В июне 1934 г. в Москве толпы людей встречали участников экспедиции с парохода «Челюскин». На Красной площади прошел парад, на котором приветствовали летчиков, спасавших челюскинцев. Одним из этих легендарных летчиков был Борис Абрамович Пивенштейн, награжденный за спасение экипажа и пассажиров парохода орденом Красной Звезды.

Борис Пивенштейн родился 6 февраля 1909 г. (по старому стилю) в Одессе, в семье барского мещанина Аврума Пивенштейна и его супруги Сарры.

Родители Бориса сочетались браком в 1902 г. в Одессе. Из архивной записи следует, что его отец служил рядовым в царской армии.

Борис, его брат и сестра росли в бедности. Из регистрационного бланка члена ВКП (б) известно, что в 1923–1924 гг. Борис Пивенштейн, окончив Трудовую школу в Одессе, работал на гире-весовой фабрике подручным слесаря. В 1924 г. поступил в Дом еврейской рабочей молодежи «Еврабмол», где учился на токаря по металлу.

Но лучше всего написал о себе сам Пивенштейн в книге о спасении челюскинцев «Путь в Уэллен»: «В годы далекого детства героем для меня был рыжий одесский беспризорник, который лучше всех дрался и пил ханжу.

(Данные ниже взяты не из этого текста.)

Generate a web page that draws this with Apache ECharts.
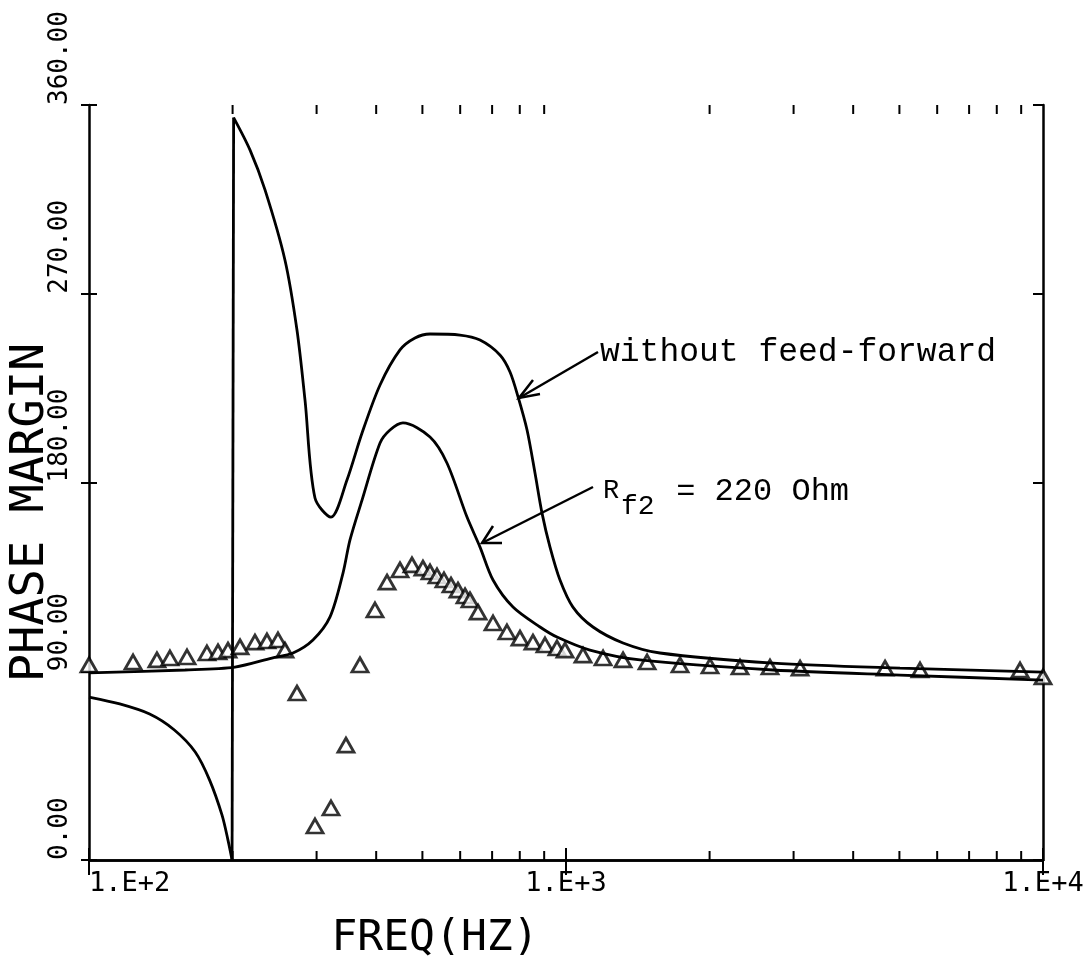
<!DOCTYPE html>
<html>
<head>
<meta charset="utf-8">
<script src="https://cdn.jsdelivr.net/npm/echarts@6/dist/echarts.min.js"></script>
<style>
  html, body { margin: 0; padding: 0; background: #fff; }
  #chart { width: 1092px; height: 967px; }
</style>
</head>
<body>
<div id="chart"></div>
<script>
// curve "without feed-forward", lower branch (below 90 deg, down to the 0 crossing)
var noFfLowFreq  = [100, 116, 134, 151, 167, 179, 190, 195.6, 199.5];
var noFfLowPhase = [77.7, 74.4, 69.6, 62.0, 51.5, 38.1, 21.5, 9.5, 0];
// curve "without feed-forward", upper branch (after the jump to 360)
var noFfHighFreq  = [201, 217.6, 233.9, 257.5, 272.9, 283.7, 297.7, 321.6, 347.4, 373.6, 407.5, 448.7, 482.4, 518.7, 599.5, 660.3, 727, 763.2, 793.5, 828.6, 861, 890.7, 925.7, 971.4, 1034, 1139, 1317, 1574, 2716, 5015, 10000];
var noFfHighPhase = [354, 338.5, 319.5, 286.1, 252.7, 219.3, 172.6, 163.5, 181.2, 203.6, 226.5, 243.2, 248.9, 250.8, 250.3, 247.9, 240.8, 232.7, 220.8, 205.0, 184.5, 165.4, 149.2, 133.5, 120.6, 111.1, 103.5, 98.7, 93.9, 91.5, 89.6];

// curve "R_f2 = 220 Ohm"
var rf2Freq  = [100, 159, 202.3, 241.8, 267.7, 294.8, 320.1, 340.8, 352.5, 373.6, 407.5, 427.6, 455.2, 518.7, 562.9, 620.1, 660.3, 703.1, 774.3, 882.1, 957.4, 1122.5, 1429.5, 2716, 5015, 10000];
var rf2Phase = [89.2, 90.6, 92.0, 96.3, 98.7, 104.9, 115.9, 136.8, 152.6, 171.6, 198.8, 205.0, 208.4, 201.7, 189.3, 163.5, 149.2, 133.5, 120.6, 111.1, 106.3, 100.1, 95.4, 90.6, 88.2, 85.8];

// triangle markers
var triFreq  = [100, 123.7, 138.8, 147.8, 160.5, 176.7, 186.4, 195.6, 207.3, 222.8, 236.1, 249, 257.5, 272.9, 297.7, 321.6, 345.7, 369.9, 397.7, 421.5, 448.7, 475.4, 501.3, 518.7, 536.5, 554.9, 574.0, 593.7, 614.2, 629.1, 654.0, 703.1, 752.0, 800.8, 852.6, 903.6, 957.4, 995.2, 1085.5, 1196, 1317, 1479, 1734, 2004, 2316, 2677, 3095, 4665, 5523, 8951, 10000];
var triPhase = [93.0, 94.4, 95.4, 96.3, 96.8, 98.7, 99.2, 100.1, 101.6, 103.9, 104.4, 104.9, 100.1, 79.6, 16.2, 24.8, 54.8, 93.0, 119.2, 132.5, 138.3, 140.7, 139.2, 137.3, 135.4, 133.5, 131.1, 128.7, 125.9, 124.0, 118.2, 113.0, 108.7, 105.8, 103.9, 102.5, 101.1, 100.1, 97.7, 96.3, 95.4, 94.4, 93.0, 92.5, 92.0, 92.0, 91.5, 91.5, 90.6, 90.6, 87.3];

var xTickLabels = { 100: '1.E+2', 1000: '1.E+3', 10000: '1.E+4' };
var minorFreqs = [200, 300, 400, 500, 600, 700, 800, 900, 2000, 3000, 4000, 5000, 6000, 7000, 8000, 9000];

function pairs(xs, ys) {
  var out = [];
  for (var i = 0; i < xs.length; i++) out.push([xs[i], ys[i]]);
  return out;
}

var plotFont = 'DejaVu Sans Mono';
var noteFont = 'Liberation Mono';

var myChart = echarts.init(document.getElementById('chart'));

var xBase = { type: 'log', logBase: 10, min: 100, max: 10000, splitLine: { show: false } };
var yBase = { type: 'value', min: 0, max: 360, interval: 90, splitLine: { show: false } };
var curveStyle = { color: '#000', width: 2.8 };

var option = {
  backgroundColor: '#fff',
  animation: false,
  grid: { left: 89, right: 49, top: 105, bottom: 107, outerBoundsMode: 'none' },
  xAxis: [
    Object.assign({}, xBase, {
      position: 'bottom',
      axisLine: { show: true, lineStyle: { color: '#000', width: 2.5 } },
      axisTick: { show: true, inside: true, length: 12, lineStyle: { color: '#000', width: 2 } },
      axisLabel: {
        color: '#000', fontFamily: plotFont, fontSize: 27, margin: 10,
        alignMinLabel: 'left',
        formatter: function (v) { return xTickLabels[Math.round(v)] || ''; }
      },
      name: 'FREQ(HZ)', nameLocation: 'middle', nameGap: 57, nameMoveOverlap: false,
      nameTextStyle: { color: '#000', fontFamily: plotFont, fontSize: 43, padding: [0, 262, 0, 0] }
    }),
    Object.assign({}, xBase, {
      position: 'bottom',
      axisLine: { show: false },
      axisTick: { show: true, inside: false, length: 12, lineStyle: { color: '#000', width: 2 } },
      axisLabel: { show: false }
    }),
    Object.assign({}, xBase, {
      position: 'top',
      axisLine: { show: true, lineStyle: { color: '#000', width: 2.5 } },
      axisTick: { show: true, inside: true, length: 15, lineStyle: { color: '#000', width: 2 } },
      axisLabel: { show: false }
    })
  ],
  yAxis: [
    Object.assign({}, yBase, {
      position: 'left',
      axisLine: { show: true, lineStyle: { color: '#000', width: 2.5 } },
      axisTick: { show: true, inside: true, length: 8, lineStyle: { color: '#000', width: 2 } },
      axisLabel: {
        color: '#000', fontFamily: plotFont, fontSize: 26, rotate: 90,
        align: 'left', verticalAlign: 'middle', margin: 29,
        formatter: function (v) { return v.toFixed(2); }
      },
      name: 'PHASE MARGIN', nameLocation: 'middle', nameRotate: 90, nameGap: 35, nameMoveOverlap: false,
      nameTextStyle: { color: '#000', fontFamily: plotFont, fontSize: 47, padding: [0, 60, 0, 0] }
    }),
    Object.assign({}, yBase, {
      position: 'left',
      axisLine: { show: false },
      axisTick: { show: true, inside: false, length: 8, lineStyle: { color: '#000', width: 2 } },
      axisLabel: { show: false }
    }),
    Object.assign({}, yBase, {
      position: 'right',
      axisLine: { show: true, lineStyle: { color: '#000', width: 2.5 } },
      axisTick: { show: true, inside: true, length: 10, lineStyle: { color: '#000', width: 2 } },
      axisLabel: { show: false }
    })
  ],
  series: [
    {
      name: 'without feed-forward', type: 'line', xAxisIndex: 0, yAxisIndex: 0,
      showSymbol: false, smooth: 0.3, lineStyle: curveStyle,
      data: pairs(noFfLowFreq, noFfLowPhase)
    },
    {
      // the jump from 0 to 360 deg
      name: 'without feed-forward', type: 'line', xAxisIndex: 0, yAxisIndex: 0,
      showSymbol: false, lineStyle: curveStyle,
      data: [[noFfLowFreq[noFfLowFreq.length - 1], noFfLowPhase[noFfLowPhase.length - 1]], [noFfHighFreq[0], noFfHighPhase[0]]]
    },
    {
      name: 'without feed-forward', type: 'line', xAxisIndex: 0, yAxisIndex: 0,
      showSymbol: false, smooth: 0.3, lineStyle: curveStyle,
      data: pairs(noFfHighFreq, noFfHighPhase)
    },
    {
      name: 'Rf2 = 220 Ohm', type: 'line', xAxisIndex: 0, yAxisIndex: 0,
      showSymbol: false, smooth: 0.3, lineStyle: curveStyle,
      data: pairs(rf2Freq, rf2Phase)
    },
    {
      name: 'measured', type: 'scatter', xAxisIndex: 0, yAxisIndex: 0,
      symbol: 'triangle', symbolSize: [16, 14], clip: false,
      itemStyle: { color: '#fff', borderColor: '#000', borderWidth: 2.8 },
      data: pairs(triFreq, triPhase)
    },
    {
      // log minor ticks on top and bottom frame
      name: 'minor', type: 'custom', xAxisIndex: 0, yAxisIndex: 0, silent: true, clip: false,
      data: minorFreqs.map(function (f) { return [f, 0]; }),
      renderItem: function (params, api) {
        var b = api.coord([api.value(0), 0]);
        var t = api.coord([api.value(0), 360]);
        return {
          type: 'group',
          children: [
            { type: 'line', shape: { x1: b[0], y1: b[1], x2: b[0], y2: b[1] - 9 }, style: { stroke: '#000', lineWidth: 2 } },
            { type: 'line', shape: { x1: t[0], y1: t[1], x2: t[0], y2: t[1] + 9 }, style: { stroke: '#000', lineWidth: 2 } }
          ]
        };
      }
    }
  ],
  graphic: [
    { type: 'text', x: 600, y: 336, style: { text: 'without feed-forward', fill: '#000', font: '33px "' + noteFont + '"' } },
    { type: 'polyline', shape: { points: [[598, 352], [519, 398]] }, style: { stroke: '#000', lineWidth: 2.5, fill: null } },
    { type: 'polyline', shape: { points: [[533, 380], [519, 398], [540, 394]] }, style: { stroke: '#000', lineWidth: 2.5, fill: null } },
    { type: 'text', x: 603, y: 477, style: { text: 'R', fill: '#000', font: '27px "' + noteFont + '"' } },
    { type: 'text', x: 621, y: 493, style: { text: 'f2', fill: '#000', font: '28px "' + noteFont + '"' } },
    { type: 'text', x: 657, y: 476, style: { text: ' = 220 Ohm', fill: '#000', font: '32px "' + noteFont + '"' } },
    { type: 'polyline', shape: { points: [[593, 487], [482, 543]] }, style: { stroke: '#000', lineWidth: 2.5, fill: null } },
    { type: 'polyline', shape: { points: [[493, 526], [482, 543], [502, 543]] }, style: { stroke: '#000', lineWidth: 2.5, fill: null } }
  ]
};

myChart.setOption(option);
</script>
</body>
</html>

Ведь и мне нелегко было проводить свое детство в семье рано умершего еврея-грузчика. Детство. Одесса. Еврейская беднота. Беспризорность. Папиросы, ириски, сахарин. Привокзальные товарищи, рано приучившие к картам.

И я вспомнил себя, неуклюжего подростка, над которым смеялись беспризорники, который не умел ни пить, ни играть в карты. Подросток продавал ириски на вокзале и писал стихи.

Что у тебя было в прошлом? Голодная семья, вечно больная мать… И тогда я всеми силами, пока не поздно, рванулся к другой жизни. Я поступил в школу еврейской молодежи.

Помню, как мама черным вороном стала в дверях и загородила дорогу, когда я уходил в летную школу. Она боялась всего нового, напуганная, исстрадавшаяся мать, она не могла понять, что это новое даст всю полноту и все богатство жизни».

В 1927 г. Пивенштейн становится курсантом Ленинградской военно-теоретической школы летчиков, которую окончил через год.

По окончании теоретической части обучения в 1928 г. он был направлен в престижную Военную школу летчиков им. Мясникова в Качу, неподалеку от Севастополя.